Phone Numbers, Part 1: Toronto’s 311 Call Data

26 Dec

Sometimes one catches a spreadsheet in mid-construction; that is, the sheet exudes traces of a preparatory, pre-publication primping that has already driven the data some way from their native, unrefined state, before they submit themselves to the reader.

And so it appears to be with the Toronto’s open data site’s resume of 311 calls placed in 2012, that three-digit sequence serving as the number of choice in many cities for their denizens’ non-emergency requests and notifications. For the Toronto spreadsheet, click here:

 Toronto 311 calls

It’s clear that the sheet has undergone a set of pre-publication tweaks, born both of practical need and some grander data-organizational strategy. For one thing, the calls are merely totalled by day, even though Toronto surely owns the details to each and every one of the calls. On the other hand, an Excel sheet’s 1,048,576 rows simply aren’t fit for the purpose of engaging with the 1,390,412 entreaties put to 311 in 2012, and in any event the data were originally tacked onto in a far-smaller-capacity Google doc sheet. And it was obviously decided in turn that an alternative data vehicle, e. g., a dedicated database, would rather be misapplied here (note: there are other, larger, 311 worksheets on the Toronto site, but these nevertheless report only a fraction of all calls; see, for example, this page).
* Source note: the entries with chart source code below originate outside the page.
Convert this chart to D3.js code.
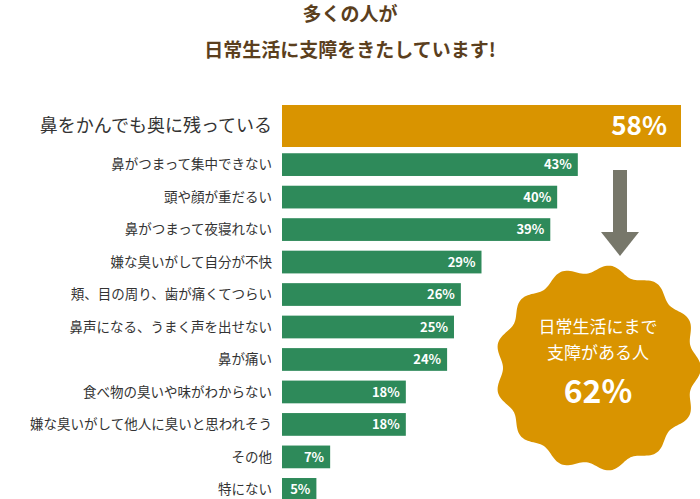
<!DOCTYPE html>
<html><head><meta charset="utf-8">
<script src="https://cdn.jsdelivr.net/npm/d3@7"></script>
<style>body{margin:0;background:#fff}svg{font-family:"Noto Sans CJK JP",sans-serif}</style>
</head><body>
<script>
const titleLines = ["多くの人が","日常生活に支障をきたしています!"];
const topCategory = "鼻をかんでも奥に残っている";
const topValue = 58;
const categories = ["鼻がつまって集中できない","頭や顔が重だるい","鼻がつまって夜寝れない","嫌な臭いがして自分が不快","頬、目の周り、歯が痛くてつらい","鼻声になる、うまく声を出せない","鼻が痛い","食べ物の臭いや味がわからない","嫌な臭いがして他人に臭いと思われそう","その他","特にない"];
const values = [43,40,39,29,26,25,24,18,18,7,5];
const badgeLines = ["日常生活にまで","支障がある人","62%"];

const W=700,H=499;
const svg=d3.select("body").append("svg").attr("width",W).attr("height",H);
const brown="#5b3f1e", gold="#d99400", green="#2e8a5a";
svg.selectAll("text.t").data(titleLines).join("text")
 .attr("x",350).attr("y",(d,i)=>14+i*36).attr("dy","0.36em").attr("text-anchor","middle")
 .attr("fill",brown).attr("font-size",19).attr("font-weight","bold").text(d=>d);

const x=d3.scaleLinear().domain([0,58]).range([282,681]);
svg.append("rect").attr("x",x(0)).attr("y",105).attr("width",x(topValue)-x(0)).attr("height",42).attr("fill",gold);
svg.append("text").attr("x",272).attr("y",126).attr("dy","0.35em").attr("text-anchor","end")
 .attr("fill","#333").attr("font-size",18).text(topCategory);
svg.append("text").attr("x",x(topValue)-14).attr("y",126).attr("dy","0.36em").attr("text-anchor","end")
 .attr("fill","#fff").attr("font-size",26).attr("font-weight","bold").text(topValue+"%");

const y=d3.scaleBand().domain(categories).range([150,504]).paddingInner(0.3).paddingOuter(0.1);
const g=svg.append("g");
g.selectAll("rect").data(values).join("rect")
 .attr("x",x(0)).attr("y",(d,i)=>y(categories[i])).attr("height",y.bandwidth())
 .attr("width",d=>x(d)-x(0)).attr("fill",green);
g.selectAll("text.v").data(values).join("text").attr("class","v")
 .attr("x",d=>x(d)-6).attr("y",(d,i)=>y(categories[i])+y.bandwidth()/2).attr("dy","0.36em")
 .attr("text-anchor","end").attr("fill","#fff").attr("font-size",13).attr("font-weight","bold").text(d=>d+"%");
g.selectAll("text.c").data(categories).join("text").attr("class","c")
 .attr("x",272).attr("y",d=>y(d)+y.bandwidth()/2).attr("dy","0.36em")
 .attr("text-anchor","end").attr("fill","#333").attr("font-size",13.5).text(d=>d);

svg.append("rect").attr("x",613).attr("y",170).attr("width",14).attr("height",62).attr("fill","#77776a");
svg.append("path").attr("d","M601,232 L639,232 L620,256 Z").attr("fill","#77776a");
const cx=598,cy=368;
const pts=d3.range(0,361).map(a=>{const t=a*Math.PI/180;const r=99+4*Math.cos(13*t);return [cx+r*Math.cos(t),cy+r*Math.sin(t)];});
svg.append("path").attr("d",d3.line().curve(d3.curveLinearClosed)(pts)).attr("fill",gold);
svg.selectAll("text.b").data(badgeLines).join("text").attr("class","b")
 .attr("x",cx).attr("y",(d,i)=>[333,359,403][i]).attr("text-anchor","middle").attr("fill","#fff")
 .attr("font-size",(d,i)=>i<2?17:32).attr("font-weight",(d,i)=>i<2?"normal":"bold").text(d=>d);
</script>
</body></html>
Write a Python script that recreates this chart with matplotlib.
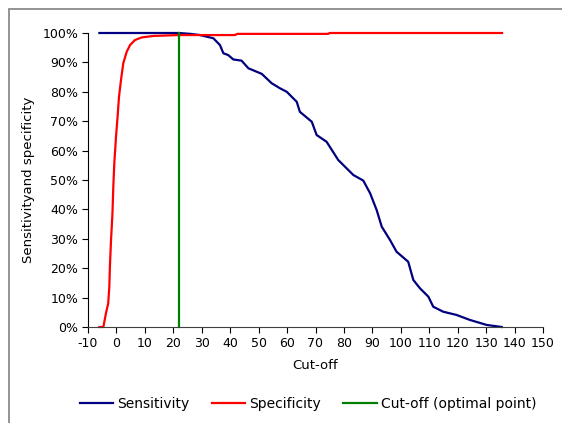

Note too the sheet’s Day of Week and Weekday fields, both worthy parameters, to be sure. The minimalist in me would have renounced these fields, with the understanding that these data could have been user derived anyway (the former via the WEEKDAY function, for example); but that’s a churlish quibble because Toronto decided to do the work for us, and the fields serve us well. But either way, the data do indeed seem to have been subjected to a prior think-through.

Now before one moves to actually do something with the data – and there are in fact interesting things to be done – we need to perform some supplementary tweaks of our own, starting with the standard column autofit. And because column A contains exactly one data-freighted cell – A1 and its misshapen text-wrapped title – and because as a result that column will feature by default in any pivot table – I’d simply delete the column. And if you sort the Date field from Oldest to Newest you’ll discover that the last six records pull us through the first six days of 2013; and because they do I’d shoot a row between 368 and 369, thus dismissing the 2013s from the dataset.

Then you can start to do what you do best. For a first consideration, try simply breaking out all calls by the Weekday/Weekend binary:

Row Labels: Weekday/Weekend

Values: Calls Offered (Sum)

Calls Offered (again, this time by Show Values as % of Column Total):

3111

 

(Note that the dataset bears no record for January 1, 2012; and 2012 was a 366-day year. And note in addition the 1,368,086 call total has shed a few smidgens from the 1,390,412 figure adduced earlier; that’s because we’ve brushed away the 2013 days.)

I don’t know about you, but I’d call that interesting.  Left to “chance”, weekend calls would be expected to comprise 2/7ths, or about 28.6% of all 311 calls, but the actual weekend slice grabs a far slimmer apportionment. Perhaps fewer operators are standing by on those two days, or perhaps the good citizens of Toronto have decided en masse against troubling their city with their less-then-emergency inquiries away from normal business hours, though 311 maintains a 24/7 ubiquity.  Consider this question your extra-credit homework assignment.

Now exchange Day of Week for Weekday/Weekend in the table. I get:

3112

 

This bit of clarifying nuance exposes Sunday’s mere 4.61% of all calls, and also points up Tuesday’s modal call accumulation. Note as well the slow but vivid Tuesday-Friday diminution.

What about some seasonality? Substitute Date for Day of Week, grouping by Month:

3113

 

 Again, the variation is substantial, with February callers the least vociferous, even controlling for that 29-day month. It’s clear that demand crested during the summer and troughed in winter, even in spite of the snow-fomented complications likely to beset a Canadian city (again, review the 311 home page for a taxonomy of complaint types.) But then again, Toronto, unlike say, London, is snow-ready.

A last look for now. Reinstate Weekend/Weekday into the Row Label area, empty Values, and roll in Average Talk Time (sec) (Summarized by Average, and formatted to say, two decimal points):

3114

We see that, for what it’s worth, weekend calls took up notably less of 311’s time, about 23 seconds less, or about 10.5%; and those seconds add up across the workday. What explains the differential?  Do weekend calls, perhaps concomitant with their sparsity, recount simpler, or at least more easily describable, complaints or requests? That’s a good question, if I do say so myself, and an answer would require a species of per-call data that hasn’t found their way into our spreadsheet.

Be that as it may, I hope to say more in part 2. In the meantime, let me put you on hold.